Himalaya, un sueño roto en mil pedazos

De niño soñaba con ir a la Cordillera del Himalaya.

Mi imaginación ha volado tantas veces sobre los ochomiles…, el techo del mundo, bien lejos de la marabunta de las ciudades. En ese mítico lugar he seguido las huellas del yeti, o como decimos los hispanohablantes, «El Abominable Hombre de las Nieves», un escurridizo homínido, quizá el eslabón perdido entre la humanidad y los simios.

También he llamado a la puerta de escondidos monasterios, donde viven sabios monjes que conocen los secretos del tiempo, el lenguaje del viento y de la lluvia, maestros de aquellas artes marciales que te hacen invencible frente a los malvados.

Pasó el tiempo y tropecé con el muro de la realidad. Qué triste es abrir los ojos y ver mis sueños convertidos en humo: El yeti es el protagonista de miles y miles de absurdos articulos, videos y programas de televisión, vendidos como verdades por esa inmensa horda de analfabestias, que confunden a las audiencias con toda clase de delirios pseudocientíficos, como afirmar que la tierra es plana, que las vacunas son malas o que las pirámides las construyeron los extraterrestres.

Con las religiones me ocurre lo mismo. Cuanta falsedad ocultan, detras de sus rezos, liturgias y rituales repetitivos. La sabiduría no consiste en mantener creencias ilógicas, manipuladas a lo largo de la historia, al servicio del poder de turno.

Mis idealizados monjes budistas afirman que si somos malas personas nos reencarnaremos en animales (como si eso fuera una desgracia) y que la felicidad consiste en no desear nada, resultando, por ejemplo, que mi cenicero, a mi pesar, es más feliz que yo.

Descartados los sueños primeros, me quedó el deseo de visitar esos maravillosos paisajes de las alturas, donde lo natural triunfa en su explendor, bien lejos de las masificadas y sucias urbes.

Esa inmensa cordillera que parte en Asia en dos, con bosques tan densos como inexplorados, cuna de especies únicas, tanto animales como vegetales, promete ser el paraíso del naturalista. Pero tampoco es así. La triste moda de los retos deportivos no deja lugar, por remoto que sea, sin profanar. En la fografía vemos al leopardo de las nieves, Panthera uncia, un bello exponente de tan exótica fauna, cada vez más escaso.

No deberíamos confundir la Naturaleza con una pista de entrenamiento y desafíos extremos. Hace años, el alpinismo era cuestión de minorías. Conocí a los que se sentían ofendidos si a esta actividad se le llamaba deporte, para ellos era mucho más, un arte, incluso una religión. Pero todo cambia y se transforma. Hoy se ha convertido en un entretenimiento bastante común. Veo que ya no es preciso amar las montañas ni reparar en las heridas que le infrigimos ni en los residuos que dejamos, sin conciencia alguna. Somos los legítimos herederos del tristemente famoso «caballo de Atila«, aquel que por donde pasaba no crecía la hierba.

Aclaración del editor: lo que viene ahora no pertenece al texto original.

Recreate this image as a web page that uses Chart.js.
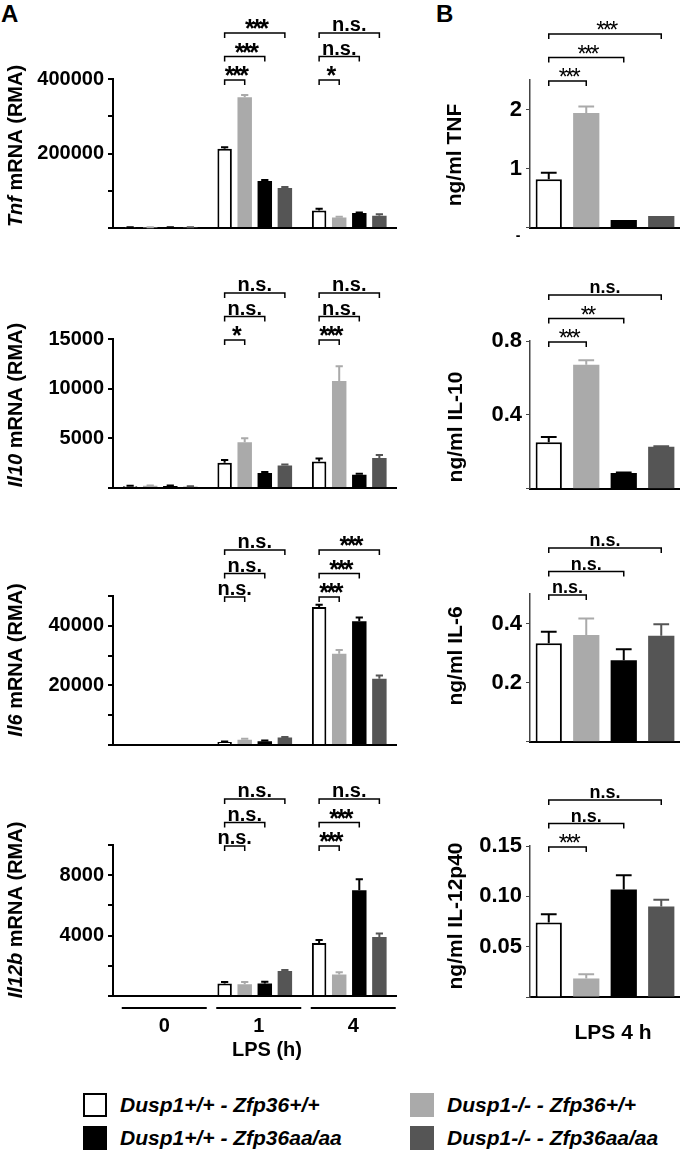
<!DOCTYPE html>
<html>
<head>
<meta charset="utf-8">
<script src="https://cdn.jsdelivr.net/npm/chart.js@4.4.0/dist/chart.umd.min.js"></script>
<style>
  body { margin: 0; background: #fff; }
  #fig { position: relative; width: 680px; height: 1151px; overflow: hidden; font-family: 'Liberation Sans', Arial, sans-serif; }
  canvas { position: absolute; }
  .lbl { position: absolute; font-weight: bold; font-size: 24px; line-height: 24px; }
  .leg { position: absolute; font-weight: bold; font-style: italic; font-size: 21px; line-height: 24px; white-space: nowrap; }
  .leg span { display: inline-block; width: 24px; height: 24px; box-sizing: border-box; vertical-align: top; margin-right: 13px; }
</style>
</head>
<body>
<div id="fig">
  <div class="lbl" style="left:1px;top:2px">A</div>
  <div class="lbl" style="left:436px;top:2px">B</div>

  <canvas id="a1" width="400" height="240" style="left:0;top:4px"></canvas>
  <canvas id="a2" width="400" height="240" style="left:0;top:264px"></canvas>
  <canvas id="a3" width="400" height="240" style="left:0;top:521px"></canvas>
  <canvas id="a4" width="400" height="300" style="left:0;top:770px"></canvas>
  <canvas id="b1" width="280" height="240" style="left:400px;top:5px"></canvas>
  <canvas id="b2" width="280" height="240" style="left:400px;top:266px"></canvas>
  <canvas id="b3" width="280" height="240" style="left:400px;top:519px"></canvas>
  <canvas id="b4" width="280" height="290" style="left:400px;top:771px"></canvas>

  <div class="leg" style="left:83px;top:1093px"><span style="background:#fff;border:2px solid #000"></span>Dusp1+/+ - Zfp36+/+</div>
  <div class="leg" style="left:83px;top:1126px"><span style="background:#000"></span>Dusp1+/+ - Zfp36aa/aa</div>
  <div class="leg" style="left:410px;top:1093px"><span style="background:#aaaaaa"></span>Dusp1-/- - Zfp36+/+</div>
  <div class="leg" style="left:410px;top:1126px"><span style="background:#555555"></span>Dusp1-/- - Zfp36aa/aa</div>
</div>

<script>
const FONT = "'Liberation Sans', Arial, sans-serif";

const timeLabels = ['0', '1', '4'];
const genotypes = ['Dusp1+/+ - Zfp36+/+', 'Dusp1-/- - Zfp36+/+', 'Dusp1+/+ - Zfp36aa/aa', 'Dusp1-/- - Zfp36aa/aa'];
const barColors = ['#ffffff', '#aaaaaa', '#000000', '#555555'];
const errColors = ['#000000', '#aaaaaa', '#000000', '#555555'];

// A: mRNA (RMA). one row per genotype, columns = LPS 0, 1, 4 h
const tnfMrna     = [[1500, 213000, 47000], [1500, 351000, 28500], [1500, 126000, 40000], [1500, 107500, 33000]];
const tnfMrnaErr  = [[300, 4000, 5000], [300, 6000, 1500], [300, 3000, 1500], [300, 2500, 4000]];
const il10Mrna    = [[180, 2530, 2660], [220, 4600, 10760], [200, 1500, 1330], [130, 2260, 3030]];
const il10MrnaErr = [[40, 300, 300], [40, 400, 1500], [40, 100, 100], [40, 100, 300]];
const il6Mrna     = [[0, 1000, 46300], [0, 1800, 30600], [0, 1300, 41500], [0, 2500, 22200]];
const il6MrnaErr  = [[0, 200, 800], [0, 300, 1300], [0, 200, 1300], [0, 200, 1100]];
const il12Mrna    = [[0, 820, 3510], [0, 780, 1420], [0, 820, 7010], [0, 1660, 3910]];
const il12MrnaErr = [[0, 100, 200], [0, 150, 150], [0, 120, 730], [0, 60, 230]];

// significance labels, LPS 1 h and 4 h, white bar vs gray / black / dark gray
const tnfMrnaSig  = [['***', '***', '***'], ['*', 'n.s.', 'n.s.']];
const il10MrnaSig = [['*', 'n.s.', 'n.s.'], ['***', 'n.s.', 'n.s.']];
const il6MrnaSig  = [['n.s.', 'n.s.', 'n.s.'], ['***', '***', '***']];
const il12MrnaSig = [['n.s.', 'n.s.', 'n.s.'], ['***', '***', 'n.s.']];

// B: protein ng/ml, LPS 4 h, one value per genotype
const tnfProt     = [0.82, 1.94, 0.13, 0.20];
const tnfProtErr  = [0.11, 0.11, 0, 0];
const il10Prot    = [0.252, 0.671, 0.085, 0.227];
const il10ProtErr = [0.028, 0.025, 0.003, 0.003];
const il6Prot     = [0.333, 0.361, 0.276, 0.359];
const il6ProtErr  = [0.039, 0.056, 0.037, 0.039];
const il12Prot    = [0.074, 0.0184, 0.1067, 0.090];
const il12ProtErr = [0.0083, 0.0043, 0.0143, 0.0067];

const tnfProtSig  = ['***', '***', '***'];
const il10ProtSig = ['***', '**', 'n.s.'];
const il6ProtSig  = ['n.s.', 'n.s.', 'n.s.'];
const il12ProtSig = ['***', 'n.s.', 'n.s.'];

// tick labels
const tnfMrnaTicks  = [200000, 400000];
const il10MrnaTicks = [5000, 10000, 15000];
const il6MrnaTicks  = [20000, 40000];
const il12MrnaTicks = [4000, 8000];
const tnfProtTicks  = [1, 2];
const il10ProtTicks = [0.4, 0.8];
const il6ProtTicks  = [0.2, 0.4];
const il12ProtTicks = [0.05, 0.10, 0.15];

function drawRotatedTitle(ctx, parts, x, y, size) {
  ctx.save();
  let total = 0;
  parts.forEach(p => {
    ctx.font = (p[1] ? 'italic ' : '') + 'bold ' + size + 'px ' + FONT;
    total += ctx.measureText(p[0]).width;
  });
  ctx.translate(x, y);
  ctx.rotate(-Math.PI / 2);
  ctx.fillStyle = '#000';
  ctx.textBaseline = 'middle';
  ctx.textAlign = 'left';
  let pos = -total / 2;
  parts.forEach(p => {
    ctx.font = (p[1] ? 'italic ' : '') + 'bold ' + size + 'px ' + FONT;
    ctx.fillText(p[0], pos, 0);
    pos += ctx.measureText(p[0]).width;
  });
  ctx.restore();
}

function drawBracket(ctx, x1, x2, lineY, label, isA) {
  ctx.save();
  ctx.strokeStyle = '#000';
  ctx.lineWidth = 1.5;
  ctx.beginPath();
  ctx.moveTo(x1, lineY + 5);
  ctx.lineTo(x1, lineY);
  ctx.lineTo(x2, lineY);
  ctx.lineTo(x2, lineY + 5);
  ctx.stroke();
  ctx.fillStyle = '#000';
  ctx.textAlign = 'center';
  ctx.textBaseline = 'alphabetic';
  const cx = (x1 + x2) / 2;
  if (label.startsWith('*')) {
    ctx.font = (isA ? 'bold 25px ' : '23px ') + FONT;
    ctx.letterSpacing = '-2.5px';
    ctx.fillText(label, cx + 1, lineY + 4);
  } else {
    ctx.font = (isA ? 'bold 20px ' : 'bold 18px ') + FONT;
    ctx.fillText(label, cx, lineY - 2);
  }
  ctx.restore();
}

function makePlugin(cfg) {
  const isA = cfg.kind === 'A';
  return {
    id: 'fig_' + cfg.id,
    afterDatasetsDraw(chart) {
      const ctx = chart.ctx;
      const ys = chart.scales.y;
      chart.data.datasets.forEach((ds, i) => {
        chart.getDatasetMeta(i).data.forEach((bar, j) => {
          const err = isA ? cfg.errors[i][j] : cfg.errors[j];
          if (!err) return;
          const yTop = ys.getPixelForValue(ds.data[j] + err);
          const cap = bar.width * (isA ? 0.5 : 0.6);
          ctx.save();
          ctx.strokeStyle = errColors[isA ? i : j];
          ctx.lineWidth = 2;
          ctx.beginPath();
          ctx.moveTo(bar.x, bar.y);
          ctx.lineTo(bar.x, yTop);
          ctx.moveTo(bar.x - cap / 2, yTop);
          ctx.lineTo(bar.x + cap / 2, yTop);
          ctx.stroke();
          ctx.restore();
        });
      });
    },
    afterDraw(chart) {
      const ctx = chart.ctx;
      const top = chart.chartArea.top;
      const barX = (i, j) => chart.getDatasetMeta(i).data[j].x;
      if (isA) {
        cfg.sig.forEach((labels, gi) => {
          const g = gi + 1;
          labels.forEach((lab, k) => {
            drawBracket(ctx, barX(0, g), barX(k + 1, g), top + 1 - 23.5 * k, lab, true);
          });
        });
      } else {
        cfg.sig.forEach((lab, k) => {
          drawBracket(ctx, barX(0, 0), barX(0, k + 1), top + 1 - 23.5 * k, lab, false);
        });
      }
      drawRotatedTitle(ctx, cfg.title, cfg.titleX - cfg.left, cfg.titleY - cfg.top, isA ? 20 : 21);
      if (cfg.extra) cfg.extra(chart, ctx);
    }
  };
}

function panel(cfg) {
  const isA = cfg.kind === 'A';
  let datasets;
  if (isA) {
    datasets = cfg.values.map((v, i) => ({
      label: genotypes[i], data: v, backgroundColor: barColors[i], borderColor: '#000',
      borderWidth: i === 0 ? 2 : 0, categoryPercentage: 0.85, barPercentage: 0.72
    }));
  } else {
    datasets = [{
      label: cfg.id, data: cfg.values, backgroundColor: barColors, borderColor: '#000',
      borderWidth: [2, 0, 0, 0], categoryPercentage: 1, barPercentage: 0.7
    }];
  }
  return new Chart(document.getElementById(cfg.id), {
    type: 'bar',
    data: { labels: isA ? timeLabels : genotypes, datasets: datasets },
    options: {
      responsive: false,
      animation: false,
      devicePixelRatio: 1,
      layout: { padding: { top: 75, bottom: cfg.padBottom, left: 0, right: isA ? 3.5 : 0 } },
      plugins: { legend: { display: false }, tooltip: { enabled: false } },
      scales: {
        x: {
          grid: { display: false },
          ticks: { display: false },
          border: { display: true, color: '#000', width: 2 },
          afterFit: s => { s.height = 0; }
        },
        y: {
          min: 0,
          max: cfg.max,
          afterFit: s => { s.width = cfg.axisWidth; },
          border: { display: true, color: isA ? '#000' : '#444', width: isA ? 2 : 1.5 },
          grid: { drawOnChartArea: false, drawTicks: true, tickLength: isA ? 5 : 4, color: isA ? '#000' : '#444', lineWidth: isA ? 2 : 1 },
          ticks: {
            stepSize: cfg.step,
            includeBounds: false,
            padding: 4,
            color: '#000',
            font: { family: FONT, size: isA ? 20 : 22, weight: 'bold' },
            callback: v => {
              const t = cfg.ticks.find(t => Math.abs(t - v) < 1e-9);
              return t === undefined ? '' : t.toFixed(cfg.dec);
            }
          }
        }
      }
    },
    plugins: [makePlugin(cfg)]
  });
}

const bottomA = (chart, ctx) => {
  const xs = chart.scales.x;
  ctx.save();
  ctx.strokeStyle = '#000';
  ctx.lineWidth = 2;
  ctx.fillStyle = '#000';
  ctx.textAlign = 'center';
  ctx.textBaseline = 'middle';
  ctx.font = 'bold 20px ' + FONT;
  timeLabels.forEach((lab, g) => {
    const cx = xs.getPixelForValue(g) + 4;
    ctx.beginPath();
    ctx.moveTo(cx - 42.5, 1008 - 770);
    ctx.lineTo(cx + 42.5, 1008 - 770);
    ctx.stroke();
    ctx.fillText(lab, cx, 1026 - 770);
  });
  ctx.fillText('LPS (h)', 267, 1050 - 770);
  ctx.restore();
};

const bottomB = (chart, ctx) => {
  ctx.save();
  ctx.fillStyle = '#000';
  ctx.textAlign = 'center';
  ctx.textBaseline = 'middle';
  ctx.font = 'bold 21px ' + FONT;
  ctx.fillText('LPS 4 h', 613 - 400, 1033 - 771);
  ctx.restore();
};

const dashB = (chart, ctx) => {
  ctx.save();
  ctx.fillStyle = '#000';
  ctx.textAlign = 'center';
  ctx.textBaseline = 'middle';
  ctx.font = 'bold 14px ' + FONT;
  ctx.fillText('-', chart.chartArea.left - 12, chart.chartArea.bottom + 8);
  ctx.restore();
};

panel({ id: 'a1', kind: 'A', left: 0, top: 4, padBottom: 15, axisWidth: 113, max: 400000, step: 100000,
  ticks: tnfMrnaTicks, dec: 0, values: tnfMrna, errors: tnfMrnaErr, sig: tnfMrnaSig,
  title: [['Tnf', true], [' mRNA (RMA)', false]], titleX: 16, titleY: 146 });
panel({ id: 'a2', kind: 'A', left: 0, top: 264, padBottom: 15, axisWidth: 113, max: 15000, step: 5000,
  ticks: il10MrnaTicks, dec: 0, values: il10Mrna, errors: il10MrnaErr, sig: il10MrnaSig,
  title: [['Il10', true], [' mRNA (RMA)', false]], titleX: 16, titleY: 405 });
panel({ id: 'a3', kind: 'A', left: 0, top: 521, padBottom: 15, axisWidth: 113, max: 50000, step: 10000,
  ticks: il6MrnaTicks, dec: 0, values: il6Mrna, errors: il6MrnaErr, sig: il6MrnaSig,
  title: [['Il6', true], [' mRNA (RMA)', false]], titleX: 16, titleY: 660 });
panel({ id: 'a4', kind: 'A', left: 0, top: 770, padBottom: 74, axisWidth: 113, max: 10000, step: 2000,
  ticks: il12MrnaTicks, dec: 0, values: il12Mrna, errors: il12MrnaErr, sig: il12MrnaSig,
  title: [['Il12b', true], [' mRNA (RMA)', false]], titleX: 16, titleY: 910, extra: bottomA });

panel({ id: 'b1', kind: 'B', left: 400, top: 5, padBottom: 15, axisWidth: 130, max: 2.5, step: 1,
  ticks: tnfProtTicks, dec: 0, values: tnfProt, errors: tnfProtErr, sig: tnfProtSig,
  title: [['ng/ml TNF', false]], titleX: 455, titleY: 155, extra: dashB });
panel({ id: 'b2', kind: 'B', left: 400, top: 266, padBottom: 14, axisWidth: 130, max: 0.8, step: 0.4,
  ticks: il10ProtTicks, dec: 1, values: il10Prot, errors: il10ProtErr, sig: il10ProtSig,
  title: [['ng/ml IL-10', false]], titleX: 456, titleY: 427 });
panel({ id: 'b3', kind: 'B', left: 400, top: 519, padBottom: 15, axisWidth: 130, max: 0.5, step: 0.2,
  ticks: il6ProtTicks, dec: 1, values: il6Prot, errors: il6ProtErr, sig: il6ProtSig,
  title: [['ng/ml IL-6', false]], titleX: 456, titleY: 656 });
panel({ id: 'b4', kind: 'B', left: 400, top: 771, padBottom: 64, axisWidth: 130, max: 0.15, step: 0.05,
  ticks: il12ProtTicks, dec: 2, values: il12Prot, errors: il12ProtErr, sig: il12ProtSig,
  title: [['ng/ml IL-12p40', false]], titleX: 456, titleY: 916, extra: bottomB });
</script>
</body>
</html>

El que tenga presupuesto para adquirir un costoso equipo, acudir a sudados gimnasios con rocódromos, viajar en explendidos todoterrenos y volar miles de kilómetros, se considera un experto alpinista y montañero. Luego, pasa lo que pasa, que tenemos que estar continuamente recurriendo a helicópteros y brigadas de especialistas para rescatar a los imprudentes urbanitas, operaciones costosas y no exentas de peligro. Por contra, también hay ciudadanos concienciados, que de forma voluntaria y altruista, emplean su tiempo libre en librar las montañas de basuras y restos de material, como clavos, cuerdas, mosquetones y demás parafernalia.

Si el asunto en España es lamentable, en la Cordillera del Himalaya es un escándalo. Hablamos de miles de personas subiendo a la vez por las laderas del Everest o el Annapurna, abandonando toneladas de residuos de toda índole.

Las imágenes de esta invasión son terroríficas, como un sueño roto en mil pedazos.


La humanidad se encuentra en una encrucijada. Ya no es posible la neutralidad, hay dos bandos en conflicto:

Unos, actúan como si los recursos fueran infinitos, el calentamiento global una superchería, la contaminación una bagatela y la pérdida de biodiversidad, una estupidez. La Naturaleza debe estar a su servicio y se sienten los reyes de la creación.

Los otros, no tienen el poder económico, ni político, tampoco controlan los medios de contaminación. Afirman que son parte de la Naturaleza y que de su salud depende la suya. Tienen razón y la Ciencia está con ellos. Pero temo que eso no sea suficiente.